De toute façon, en ce qui concerne l’abstention, Pierre Roanvallon a tout à fait raison; des années de promesses non tenues ont vacciné les électeurs contre les candidats et les élus. Moins d’égo,moins de je ferais tout si…. plus d’honnêteté..la réponse à l’abstention est peut-être là! La faute n’est pas du côté des électeurs mais des politiques!
C’est bien vrai que les députés élus ne sont que des godillots, mais des godillots par rapport à qui ? Par rapport à la majorité présidentielle de l’Assemblée nationale ou par rapport au parti auquel ils appartiennent ? C’est sans doute leur affiliation au parti qui les soumet le plus. Imaginez qu’un député ose voter en contradiction avec les consignes de son parti. Cela sera suivi de sanctions à son encontre et, aux prochaines élections, il ne bénéficiera pas de l’investiture. On appelle cela la discipline de groupe.
La proximité doit être une atténuation à ces règles en ce sens qu’un élu proche des électeurs de sa circonscription (et non proche de ses électeurs) doit être en capacité de faire remonter les préoccupations de la base. Actuellement cette proximité est absente.
L’expérience de 1986 a été significative sur ce plan.

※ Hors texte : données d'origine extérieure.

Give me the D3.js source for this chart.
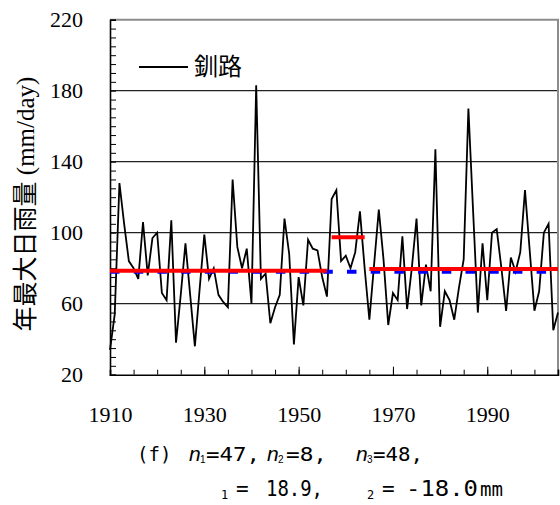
<!DOCTYPE html>
<html>
<head>
<meta charset="utf-8">
<script src="https://cdn.jsdelivr.net/npm/d3@7"></script>
<style>
body { margin: 0; background: #fff; }
svg { display: block; }
.serif { font-family: 'Liberation Serif', 'Times New Roman', Times, 'DejaVu Serif', serif; }
</style>
</head>
<body>
<div id="chart"></div>
<script>
// annual max daily rainfall, Kushiro, one value per year from first_year
const first_year = 1910;
const rain = [
    34, 54, 128, 105, 84, 80, 74, 106, 76, 97,
    100, 66, 62, 107, 38, 65, 94, 65, 36, 68,
    99, 74, 80, 65, 61, 58, 130, 92, 80, 91,
    60, 183, 74, 77, 49, 58, 65, 108, 88, 37,
    75, 59, 96, 91, 90, 75, 64, 119, 124, 84,
    87, 80, 89, 112, 80, 51, 82, 113, 85, 48,
    66, 62, 98, 57, 80, 108, 59, 82, 67, 147,
    47, 67, 62, 51, 69, 85, 170, 112, 55, 94,
    62, 100, 102, 80, 56, 86, 78, 89, 124, 90,
    56, 67, 100, 105, 45, 55
];
// period means (red) and overall mean (blue dashed)
const seg_start = [1910, 1957, 1965];
const seg_end = [1956, 1964, 2005];
const seg_mean = [78.6, 97.5, 79.5];
const all_mean = 78.0;

const y_labels = [20, 60, 100, 140, 180, 220];
const grid_vals = [60, 100, 140, 180];
const x_labels = [1910, 1930, 1950, 1970, 1990];
const station = '釧路';

const width = 560, height = 505;
const plot = {left: 110, right: 558, top: 19.7, bottom: 374.7};

const svg = d3.select('#chart').append('svg')
    .attr('width', width)
    .attr('height', height);

svg.append('rect')
    .attr('width', width).attr('height', height)
    .attr('fill', '#fff');

const x = d3.scaleLinear()
    .domain([1910, 2005])
    .range([plot.left, plot.right]);
const y = d3.scaleLinear()
    .domain([20, 220])
    .range([plot.bottom, plot.top]);

// gridlines
svg.append('g').selectAll('line')
    .data(grid_vals)
    .enter()
  .append('line')
    .attr('x1', plot.left).attr('x2', plot.right)
    .attr('y1', d => y(d)).attr('y2', d => y(d))
    .attr('stroke', '#222')
    .attr('stroke-width', 1.2);

// top + right frame (grey)
svg.append('path')
    .attr('d', `M${plot.left},${y(220)}H${x(2005)}V${y(20)}`)
    .attr('fill', 'none')
    .attr('stroke', '#8c8c8c')
    .attr('stroke-width', 2);

// y axis, minor ticks inward every 5
svg.append('g')
    .attr('transform', `translate(${plot.left},0)`)
    .call(d3.axisLeft(y).tickValues(d3.range(20, 221, 5)).tickSize(-6).tickFormat(''))
    .call(g => g.select('.domain').attr('stroke-width', 1.6));
svg.append('g')
    .attr('transform', `translate(${plot.left},0)`)
    .call(d3.axisLeft(y).tickValues(y_labels).tickSize(0).tickPadding(27))
    .call(g => g.select('.domain').remove())
    .call(g => g.attr('font-family', null).attr('font-size', null))
    .selectAll('text')
        .attr('class', 'serif')
        .style('font-size', '22px')
        .attr('fill', '#000');

// x axis
svg.append('g')
    .attr('transform', `translate(0,${plot.bottom})`)
    .call(d3.axisBottom(x).tickValues(d3.range(1910, 2006, 5)).tickSize(-5).tickFormat(''))
    .call(g => g.select('.domain').attr('stroke-width', 1.6));
svg.append('g')
    .attr('transform', `translate(0,${plot.bottom})`)
    .call(d3.axisBottom(x).tickValues(x_labels).tickSize(-8).tickPadding(32).tickFormat(d3.format('d')))
    .call(g => g.select('.domain').remove())
    .call(g => g.attr('font-family', null).attr('font-size', null))
    .selectAll('text')
        .attr('class', 'serif')
        .style('font-size', '22px')
        .attr('fill', '#000');

// rainfall series
const line = d3.line()
    .x((d, i) => x(first_year + i))
    .y(d => y(d));
svg.append('path')
    .datum(rain)
    .attr('d', line)
    .attr('fill', 'none')
    .attr('stroke', '#000')
    .attr('stroke-width', 1.8)
    .attr('stroke-linejoin', 'miter');

// overall mean, blue dashed
svg.append('line')
    .attr('x1', x(1910)).attr('x2', x(2005))
    .attr('y1', y(all_mean)).attr('y2', y(all_mean))
    .attr('stroke', '#0000ff')
    .attr('stroke-width', 4)
    .attr('stroke-dasharray', '9.5,14.2');

// period means, red
svg.append('g').selectAll('line')
    .data(seg_mean)
    .enter()
  .append('line')
    .attr('x1', (d, i) => x(seg_start[i]))
    .attr('x2', (d, i) => x(seg_end[i]))
    .attr('y1', d => y(d)).attr('y2', d => y(d))
    .attr('stroke', '#ff0000')
    .attr('stroke-width', 4);

// legend
svg.append('line')
    .attr('x1', 139).attr('x2', 188)
    .attr('y1', 67).attr('y2', 67)
    .attr('stroke', '#000').attr('stroke-width', 1.8);
svg.append('text')
    .attr('x', 194).attr('y', 75)
    .style('font-family', "'Noto Sans CJK JP', sans-serif")
    .style('font-size', '24px')
    .text(station);

// y title
const yt = svg.append('text')
    .attr('transform', 'translate(34,204) rotate(-90)')
    .attr('text-anchor', 'middle');
yt.append('tspan')
    .style('font-family', "'Noto Sans CJK JP', sans-serif")
    .style('font-size', '25px')
    .text('年最大日雨量');
yt.append('tspan')
    .attr('class', 'serif')
    .style('font-size', '25px')
    .text(' (mm/day)');

// caption
const mono = "'DejaVu Sans Mono', monospace";
const cap = svg.append('g').attr('fill', '#000');
const put = (txt, px, py, opts) => {
    const t = cap.append('text')
        .attr('x', px).attr('y', py)
        .attr('fill', '#000')
        .style('font-family', (opts && opts.family) || mono)
        .style('font-size', ((opts && opts.size) || 20) + 'px')
        .text(txt);
    if (opts && opts.italic) t.style('font-style', 'italic');
    if (opts && opts.len) t.attr('textLength', opts.len).attr('lengthAdjust', 'spacingAndGlyphs');
    return t;
};
const ital = {family: "'Liberation Sans', sans-serif", size: 21, italic: true};
const sub = {family: "'Liberation Sans', sans-serif", size: 10};
put('(f)', 137, 461, {size: 19});
put('n', 189, 461, ital); put('1', 200, 463, sub); put('=47,', 206, 461, {len: 54});
put('n', 267, 461, ital); put('2', 278, 463, sub); put('=8,', 286, 461, {len: 41});
put('n', 356, 461, ital); put('3', 367, 463, sub); put('=48,', 373, 461, {len: 50});

put('1', 221, 499, {size: 12});
put('=', 236, 496, {size: 21});
put('18.9,', 266, 496, {size: 21, len: 57});
put('2', 367, 499, {size: 12});
put('=', 382, 496, {size: 21});
put('-18.0', 406, 496, {size: 21, len: 72});
put('mm', 480, 496, {size: 19, len: 23});
</script>
</body>
</html>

Grâce à la proportionnelle, les petits partis ont pu constituer des groupes et le nombre de partis a augmenté. L’objectif alors était uniquement politique et visait à empêcher l’opposition d’alors d’être majoritaire au sein de l’assemblée nationale. Comme quoi la politique politicienne est capable de brouiller les cartes de la démocratie.